A riverbed then, or a creek – perhaps an underground spring run dry. The cave entrance was a black abyss. Joel slipped and slid forward, dirt and rock cascading from under his old boots, the skin on the heels of his hands soon red and raw.
He stopped when he realized the angle of the gully was steeper than it looked, but he kept sliding a foot or more toward the cave entrance before he came to halt. Nothing but dry dirt and loose rock, of course… except for the fact that Joel was sure there was something drawing him in. Not like being pushed, like some fellow settler desperate for a valid claim in the land run had hidden in the cracks and crevasses of the gully and had come out to shove Joel to his death, hoping his neck would break, and if that failed that he would be on the ground long enough for his attacker to smash his brains out with one of the heavy stones that lay scattered in some abundance around the cave.
No, this was more like being
pulled
, like there was a lasso around Joel’s middle, drawing him gently, slowly in.
Joel’s fingers found the coin again. This time it was cold but there was something else too, a sensation he couldn’t quite describe, like when you sometimes touched the metal rim of a wagon wheel just as you got off after a long journey. A spark, a pinprick, like being licked by the trailing edge of a whip. The sensation was gone in a second and Joel took the coin out, now used to the cold.

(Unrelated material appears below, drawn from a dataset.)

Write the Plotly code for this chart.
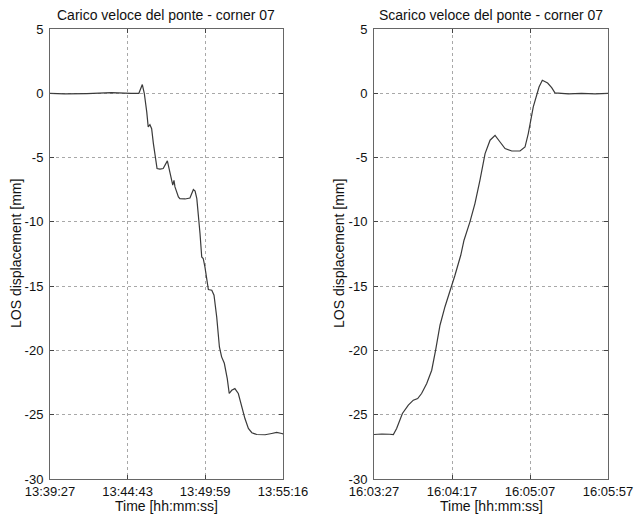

But not used to the force that seemed to emanate from it. The coin was moving, or wanted to move, toward the cave. It wriggled in his fingers, back and forth, back and forth. Joel took a step forward, watching the coin, watching the cave.
Then he let go of the coin, and it dropped to the sandy soil like any coin would, and it did not move. With his other hand he brushed the handle of the gun on his belt, ready to draw.

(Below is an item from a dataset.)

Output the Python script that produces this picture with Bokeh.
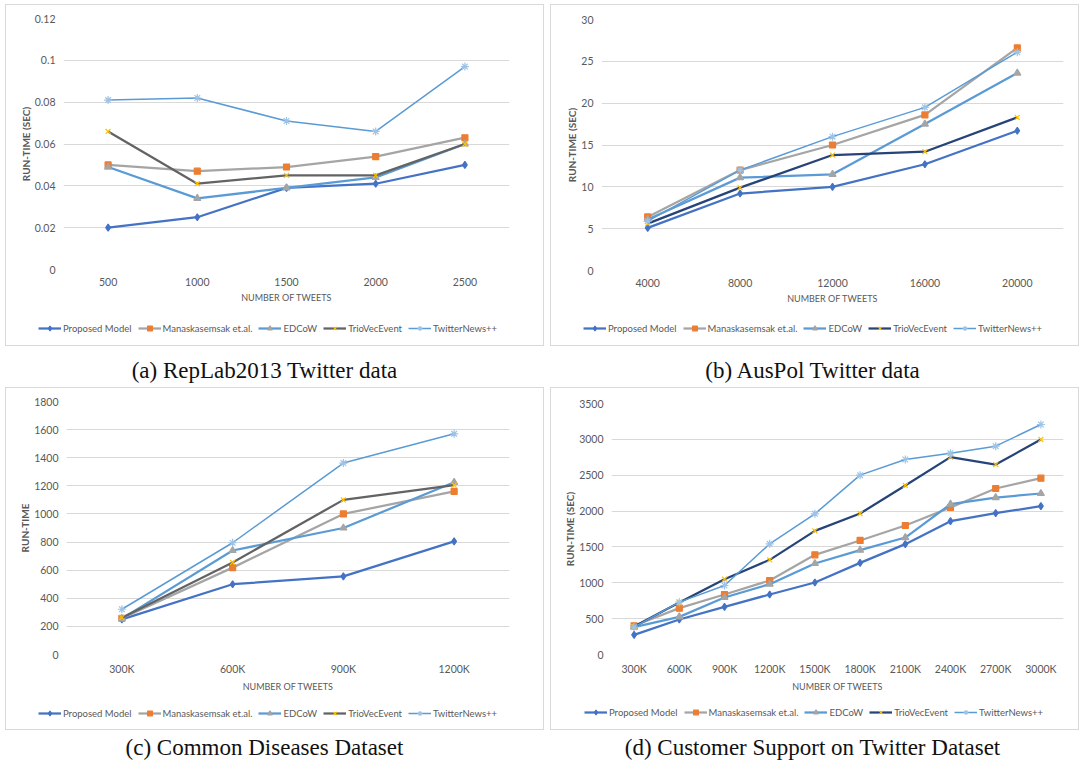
from bokeh.plotting import figure
from bokeh.models import FactorRange, Range1d, FixedTicker, Legend, LegendItem, Div
from bokeh.layouts import row, column
from bokeh.embed import file_html
from bokeh.resources import INLINE

SERIES = ["Proposed Model", "Manaskasemsak et.al.", "EDCoW", "TrioVecEvent", "TwitterNews++"]

# ---------- (a) RepLab2013 Twitter data ----------
a_x = ["500", "1000", "1500", "2000", "2500"]
a_proposed = [0.020, 0.025, 0.039, 0.041, 0.050]
a_manas = [0.050, 0.047, 0.049, 0.054, 0.063]
a_edcow = [0.049, 0.034, 0.039, 0.044, 0.060]
a_trio = [0.066, 0.041, 0.045, 0.045, 0.060]
a_tn = [0.081, 0.082, 0.071, 0.066, 0.097]
a_yticks = [0, 0.02, 0.04, 0.06, 0.08, 0.1, 0.12]
a_ylabels = ["0", "0.02", "0.04", "0.06", "0.08", "0.1", "0.12"]

# ---------- (b) AusPol Twitter data ----------
b_x = ["4000", "8000", "12000", "16000", "20000"]
b_proposed = [5.1, 9.2, 10.0, 12.7, 16.7]
b_manas = [6.4, 12.0, 15.0, 18.6, 26.6]
b_edcow = [6.1, 11.1, 11.5, 17.5, 23.6]
b_trio = [5.6, 9.9, 13.8, 14.2, 18.3]
b_tn = [5.9, 12.0, 16.0, 19.5, 26.1]
b_yticks = [0, 5, 10, 15, 20, 25, 30]
b_ylabels = ["0", "5", "10", "15", "20", "25", "30"]

# ---------- (c) Common Diseases Dataset ----------
c_x = ["300K", "600K", "900K", "1200K"]
c_proposed = [250, 500, 556, 805]
c_manas = [258, 618, 1000, 1160]
c_edcow = [255, 740, 900, 1225]
c_trio = [262, 655, 1100, 1205]
c_tn = [322, 795, 1362, 1570]
c_yticks = [0, 200, 400, 600, 800, 1000, 1200, 1400, 1600, 1800]
c_ylabels = ["0", "200", "400", "600", "800", "1000", "1200", "1400", "1600", "1800"]

# ---------- (d) Customer Support on Twitter Dataset ----------
d_x = ["300K", "600K", "900K", "1200K", "1500K", "1800K", "2100K", "2400K", "2700K", "3000K"]
d_proposed = [274, 488, 665, 837, 1004, 1278, 1539, 1859, 1971, 2068]
d_manas = [400, 646, 837, 1032, 1390, 1590, 1799, 2050, 2315, 2459]
d_edcow = [381, 525, 795, 981, 1269, 1455, 1631, 2096, 2189, 2245]
d_trio = [390, 725, 1050, 1320, 1724, 1966, 2357, 2752, 2649, 2998]
d_tn = [381, 730, 962, 1543, 1961, 2501, 2719, 2807, 2905, 3207]
d_yticks = [0, 500, 1000, 1500, 2000, 2500, 3000, 3500]
d_ylabels = ["0", "500", "1000", "1500", "2000", "2500", "3000", "3500"]

CAPTIONS = ["(a) RepLab2013 Twitter data", "(b) AusPol Twitter data",
            "(c) Common Diseases Dataset", "(d) Customer Support on Twitter Dataset"]

FONT = "Lato"
TXT = "#595959"


def styles_for(trio_line):
    # line colour, line width, marker, marker size, marker colour
    return [
        ("#4472C4", 2.25, "diamond", 7, "#4472C4"),
        ("#A5A5A5", 2.25, "square", 6, "#ED7D31"),
        ("#5B9BD5", 2.25, "triangle", 7, "#A5A5A5"),
        (trio_line, 2.25, "x", 7, "#FFC000"),
        ("#5B9BD5", 1.5, "asterisk", 8, "#9DC3E6"),
    ]


def draw_series(p, xf, series, trio_line, visible=True):
    rs = []
    for vals, st in zip(series, styles_for(trio_line)):
        lc, lw, mk, ms, mc = st
        r1 = p.line(xf, vals, line_color=lc, line_width=lw, line_join="round", visible=visible)
        r2 = p.scatter(xf, vals, marker=mk, size=ms, fill_color=mc, line_color=mc,
                       line_width=1.2, visible=visible)
        rs.append([r1, r2])
    return rs


def panel(xf, series, yticks, ylabels, ylabel, trio_line, w, h1, h2, bl, bt, br, bb, leg_loc):
    # ---- chart part ----
    p = figure(x_range=FactorRange(factors=xf), y_range=Range1d(yticks[0], yticks[-1]),
               width=w, height=h1, output_backend="svg", toolbar_location=None,
               min_border_left=bl, min_border_top=bt, min_border_right=br, min_border_bottom=bb)
    p.frame_align = False
    p.outline_line_color = None
    p.background_fill_color = "white"
    p.border_fill_color = "white"
    p.xgrid.grid_line_color = None
    p.ygrid.grid_line_color = "#d9d9d9"
    p.ygrid.grid_line_width = 1
    p.yaxis.ticker = FixedTicker(ticks=yticks)
    p.yaxis.major_label_overrides = {t: l for t, l in zip(yticks, ylabels)}
    for ax in (p.xaxis[0], p.yaxis[0]):
        ax.axis_line_color = None
        ax.major_tick_line_color = None
        ax.minor_tick_line_color = None
        ax.major_tick_out = 0
        ax.major_tick_in = 0
        ax.major_label_text_font = FONT
        ax.major_label_text_color = TXT
        ax.major_label_text_font_size = "10.5px"
        ax.axis_label_text_font = FONT
        ax.axis_label_text_color = TXT
    p.xaxis.axis_label = "NUMBER OF TWEETS"
    p.xaxis.axis_label_text_font_size = "9px"
    p.xaxis.axis_label_text_font_style = "normal"
    p.xaxis.major_label_standoff = 8
    p.xaxis.axis_label_standoff = 3
    p.yaxis.axis_label = ylabel
    p.yaxis.axis_label_text_font_size = "10px"
    p.yaxis.axis_label_text_font_style = "bold"
    p.yaxis.major_label_standoff = 8
    p.yaxis.axis_label_standoff = 0
    draw_series(p, xf, series, trio_line)

    # ---- legend strip (same series, glyphs shown only in the legend) ----
    q = figure(x_range=FactorRange(factors=xf), y_range=Range1d(-2, -1),
               width=w, height=h2, output_backend="svg", toolbar_location=None,
               x_axis_type=None, y_axis_type=None,
               min_border_left=0, min_border_top=0, min_border_right=0, min_border_bottom=0)
    q.frame_align = False
    q.outline_line_color = None
    q.background_fill_color = "white"
    q.border_fill_color = "white"
    rs = draw_series(q, xf, series, trio_line, visible=False)
    items = [LegendItem(label=name, renderers=r) for name, r in zip(SERIES, rs)]
    legend = Legend(items=items, orientation="horizontal", location=leg_loc,
                    border_line_color=None, background_fill_alpha=0,
                    padding=0, margin=0, spacing=6, label_standoff=2,
                    glyph_width=23, glyph_height=12, label_height=12,
                    label_text_font=FONT, label_text_font_size="9.5px",
                    label_text_color=TXT, click_policy="none")
    q.add_layout(legend, "center")
    return column(p, q, spacing=0, styles={"outline": "1px solid #d9d9d9"})


pa = panel(a_x, [a_proposed, a_manas, a_edcow, a_trio, a_tn], a_yticks, a_ylabels,
           "RUN-TIME (SEC)", "#636363", 537, 306, 34, 57, 13, 34, 42, (32, 11))
pb = panel(b_x, [b_proposed, b_manas, b_edcow, b_trio, b_tn], b_yticks, b_ylabels,
           "RUN-TIME (SEC)", "#264478", 527, 306, 34, 50, 14, 15, 41, (32, 11))
pc = panel(c_x, [c_proposed, c_manas, c_edcow, c_trio, c_tn], c_yticks, c_ylabels,
           "RUN-TIME", "#636363", 537, 307, 34, 60, 13, 34, 41, (32, 10))
pd_ = panel(d_x, [d_proposed, d_manas, d_edcow, d_trio, d_tn], d_yticks, d_ylabels,
            "RUN-TIME (SEC)", "#264478", 527, 307, 34, 60, 15, 15, 41, (33, 11))


def caption(text, w, h, pad_top, pad_right):
    html = ('<div style="box-sizing:border-box;width:%dpx;font-family:\'Liberation Serif\',serif;'
            'font-size:23px;line-height:26px;color:#111;text-align:center;white-space:nowrap;'
            'padding-top:%dpx;padding-right:%dpx">%s</div>'
            % (w, pad_top, pad_right, text))
    return Div(text=html, width=w, height=h, margin=0)


ca = caption(CAPTIONS[0], 537, 43, 13, 20)
cb = caption(CAPTIONS[1], 527, 43, 13, 4)
cc = caption(CAPTIONS[2], 537, 36, 6, 20)
cd = caption(CAPTIONS[3], 527, 36, 6, 4)

layout = column(row(pa, pb, spacing=8), row(ca, cb, spacing=8),
                row(pc, pd_, spacing=8), row(cc, cd, spacing=8), spacing=0,
                margin=(5, 0, 0, 6))

open("out.html", "w").write(file_html(layout, INLINE))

Then a cold wind came from the cave, carrying with it the smell of metal and the voice, calling out, far away. The sun dropped in the sky and caught the face of the coin in the dirt, throwing up a shining, glittering flare into Joel’s eyes.

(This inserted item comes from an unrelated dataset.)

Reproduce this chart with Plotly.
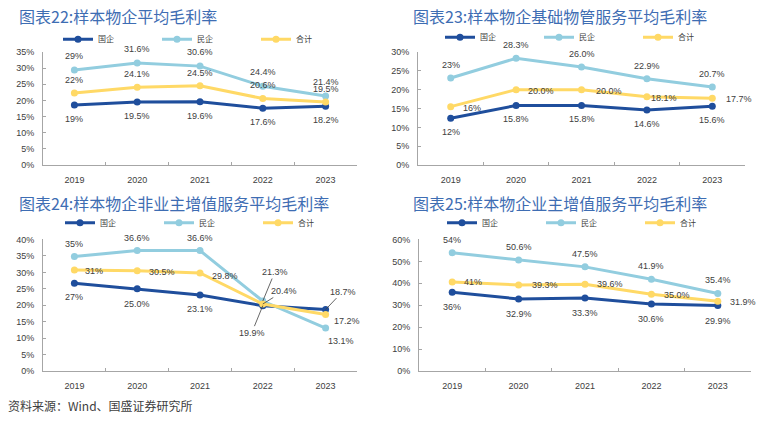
import plotly.graph_objects as go

# ---------------- data ----------------
YEARS = ["2019", "2020", "2021", "2022", "2023"]
SERIES_NAMES = ["国企", "民企", "合计"]
LABEL_DECIMALS = [0, 1, 1, 1, 1]

TITLE_22 = "图表22:样本物企平均毛利率"
SOE_22 = [18.6, 19.5, 19.6, 17.6, 18.2]
PRIV_22 = [29.4, 31.6, 30.6, 24.4, 21.4]
TOTAL_22 = [22.3, 24.1, 24.5, 20.6, 19.5]

TITLE_23 = "图表23:样本物企基础物管服务平均毛利率"
SOE_23 = [12.4, 15.8, 15.8, 14.6, 15.6]
PRIV_23 = [23.1, 28.3, 26.0, 22.9, 20.7]
TOTAL_23 = [15.5, 20.0, 20.0, 18.1, 17.7]

TITLE_24 = "图表24:样本物企非业主增值服务平均毛利率"
SOE_24 = [26.7, 25.0, 23.1, 19.9, 18.7]
PRIV_24 = [34.8, 36.6, 36.6, 21.3, 13.1]
TOTAL_24 = [30.7, 30.5, 29.8, 20.4, 17.2]

TITLE_25 = "图表25:样本物企业主增值服务平均毛利率"
SOE_25 = [35.9, 32.9, 33.3, 30.6, 29.9]
PRIV_25 = [53.9, 50.6, 47.5, 41.9, 35.4]
TOTAL_25 = [40.6, 39.3, 39.6, 35.0, 31.9]

SOURCE = "资料来源：Wind、国盛证券研究所"

# ---------------- style ----------------
W, H = 759, 428
COLORS = ["#1F4E9C", "#92CDDF", "#FFD966"]
TITLE_COLOR = "#3E6DB3"
AXIS_COLOR = "#A6A6A6"
TEXT_COLOR = "#404040"
NUM_FONT = "Liberation Sans, Arial, sans-serif"
CJK_FONT = "Noto Sans CJK SC, sans-serif"


def px_x(p):
    return p / W


def px_y(p):
    return 1 - p / H


# label offset specs: (kind, dx, dy)  kind: 'c' centered, 'l' left-anchored, 'a' with leader line
C = "c"
L = "l"
A = "a"

CHARTS = [
    dict(title=TITLE_22, data=[SOE_22, PRIV_22, TOTAL_22], ymax=35, dtick=5,
         xpx=(43, 357), ypx=(164, 48), title_pos=(17, 11), legend_pos=(58, 35),
         labels=[[(C, 0, -14)] * 5, [(C, 0, 14)] * 5, [(C, 0, 13)] * 5]),
    dict(title=TITLE_23, data=[SOE_23, PRIV_23, TOTAL_23], ymax=30, dtick=5,
         xpx=(418, 745), ypx=(164, 48), title_pos=(411, 11), legend_pos=(440, 33),
         labels=[[(C, 0, -14)] * 5, [(C, 0, 13)] * 5,
                 [(L, 10, -1), (L, 10, -1), (L, 12, -1), (L, 2, -1), (L, 12, -1)]]),
    dict(title=TITLE_24, data=[SOE_24, PRIV_24, TOTAL_24], ymax=40, dtick=5,
         xpx=(43, 357), ypx=(375, 240), title_pos=(17, 203), legend_pos=(60, 223),
         labels=[[(C, 0, -14), (C, 0, -15), (C, 0, -14), (A, -11, -27), (A, 17, 18)],
                 [(C, 0, 13), (C, 0, 13), (C, 0, 13), (A, 12, 29), (C, 15, -13)],
                 [(L, 9, -1), (L, 10, -1), (L, 10, -3), (A, 21, 13), (L, 6, -6)]]),
    dict(title=TITLE_25, data=[SOE_25, PRIV_25, TOTAL_25], ymax=60, dtick=10,
         xpx=(419, 751), ypx=(375, 240), title_pos=(411, 203), legend_pos=(442, 223),
         labels=[[(C, 0, -15)] * 5, [(C, 0, 13)] * 5,
                 [(L, 10, 0), (L, 11, 0), (L, 10, 0), (L, 11, -1), (L, 10, -1)]]),
]

fig = go.Figure()
annotations = []
layout_extra = {}

for i, ch in enumerate(CHARTS):
    n = i + 1
    sfx = "" if n == 1 else str(n)
    xref = "x" + sfx
    yref = "y" + sfx
    legend_id = "legend" + sfx

    for s, (name, vals) in enumerate(zip(SERIES_NAMES, ch["data"])):
        fig.add_trace(go.Scatter(
            x=YEARS, y=vals, name=name, mode="lines+markers",
            line=dict(color=COLORS[s], width=3),
            marker=dict(color=COLORS[s], size=7, symbol="circle"),
            xaxis=xref, yaxis=yref, legend=legend_id,
            hoverinfo="skip",
        ))
        for j, v in enumerate(vals):
            txt = f"{v:.{LABEL_DECIMALS[j]}f}%"
            kind, dx, dy = ch["labels"][s][j]
            base = dict(x=j, y=v, xref=xref, yref=yref, text=txt,
                        font=dict(family=NUM_FONT, size=9, color=TEXT_COLOR))
            if kind == A:
                base.update(showarrow=True, arrowhead=0, arrowwidth=0.8,
                            arrowcolor="#404040", ax=dx, ay=-dy, standoff=0,
                            startstandoff=0)
            elif kind == L:
                base.update(showarrow=False, xanchor="left", yanchor="middle",
                            xshift=dx, yshift=dy)
            else:
                base.update(showarrow=False, xanchor="center", yanchor="middle",
                            xshift=dx, yshift=dy)
            annotations.append(base)

    x0, x1 = ch["xpx"]
    yb, yt = ch["ypx"]
    layout_extra["xaxis" + sfx] = dict(
        domain=[px_x(x0), px_x(x1)], anchor=yref, type="category",
        categoryorder="array", categoryarray=YEARS,
        range=[-0.5, len(YEARS) - 0.5], autorange=False,
        showline=True, linecolor=AXIS_COLOR, linewidth=1,
        ticks="inside", ticklen=3, tickcolor=AXIS_COLOR, tickson="boundaries",
        showgrid=False, zeroline=False, ticklabelstandoff=6, tickangle=0,
        tickfont=dict(family=NUM_FONT, size=9, color=TEXT_COLOR),
        fixedrange=True,
    )
    layout_extra["yaxis" + sfx] = dict(
        domain=[px_y(yb), px_y(yt)], anchor=xref, range=[0, ch["ymax"]],
        autorange=False,
        dtick=ch["dtick"], tick0=0, ticksuffix="%",
        showline=True, linecolor=AXIS_COLOR, linewidth=1,
        ticks="inside", ticklen=3, tickcolor=AXIS_COLOR,
        showgrid=False, zeroline=False, ticklabelstandoff=6,
        tickfont=dict(family=NUM_FONT, size=9, color=TEXT_COLOR),
        fixedrange=True,
    )
    lx, ly = ch["legend_pos"]
    layout_extra[legend_id] = dict(
        orientation="h", x=px_x(lx), y=px_y(ly), xanchor="left", yanchor="middle",
        entrywidth=54, entrywidthmode="pixels", itemwidth=30,
        font=dict(family=CJK_FONT, size=8, color=TEXT_COLOR),
        bgcolor="rgba(0,0,0,0)", borderwidth=0, tracegroupgap=0,
    )
    tx, ty = ch["title_pos"]
    annotations.append(dict(
        x=px_x(tx), y=px_y(ty), xref="paper", yref="paper", text=ch["title"],
        showarrow=False, xanchor="left", yanchor="middle",
        font=dict(family=CJK_FONT, size=16, color=TITLE_COLOR),
    ))

annotations.append(dict(
    x=px_x(6), y=px_y(410), xref="paper", yref="paper", text=SOURCE,
    showarrow=False, xanchor="left", yanchor="middle",
    font=dict(family=CJK_FONT, size=12, color=TEXT_COLOR),
))

fig.update_layout(
    width=W, height=H, margin=dict(l=0, r=0, t=0, b=0),
    paper_bgcolor="white", plot_bgcolor="white",
    annotations=annotations, showlegend=True,
    **layout_extra,
)

fig.write_html(
    "out.html", include_plotlyjs=True, config={"displayModeBar": False},
    post_script="document.body.style.margin='0';document.body.style.overflow='hidden';",
)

The cave called again, and hand on his daddy’s gun, Joel stepped forward.
MURDER IN THE CITY
…and in developing news this hour, the San Francisco Police Department has released the name of the woman whose body was found in a back street close to City Hall last week.
The woman has been identified as Lucy Winters, 23. Relatives have been informed.
Police are appealing to any witnesses who were in the vicinity of Olive and Polk in the city center in the early hours of July ninth, and have conducted a door-to-door of nearby businesses and residences. While no further statement has been made by the SFPD, a source close to the investigation told this news organization that the death of Lucy Winters followed the same pattern as that of an elderly resident of Chinatown the previous week. The unnamed Chinese male was found hanged in an apparent ritual murder inside a food import warehouse, but our sources could not speculate on the connection between the two deaths.
We’ll have more news as it comes to hand.
— I —
SAN FRANCISCO
TODAY
Ted gave up fighting after a while. No matter how much he insisted he was OK, no matter how gently he protested at being led to the back of the ambulance by two paramedics, resistance was most definitely useless. The whole damn street was caught in the red and blue strobe of the vehicle’s lights, bleaching the faces of the Chinatown onlookers in alternating flashes of color.
Reluctantly, Ted now sat in the back of the ambulance and let the paramedics fuss as much as they wanted. It was their job, after all, and a mighty fine and important one at that. Pissing off the San Francisco Fire Department was rather low on his list of priorities. Figuring out what had caused the explosion at the Jade Emperor was currently at the top.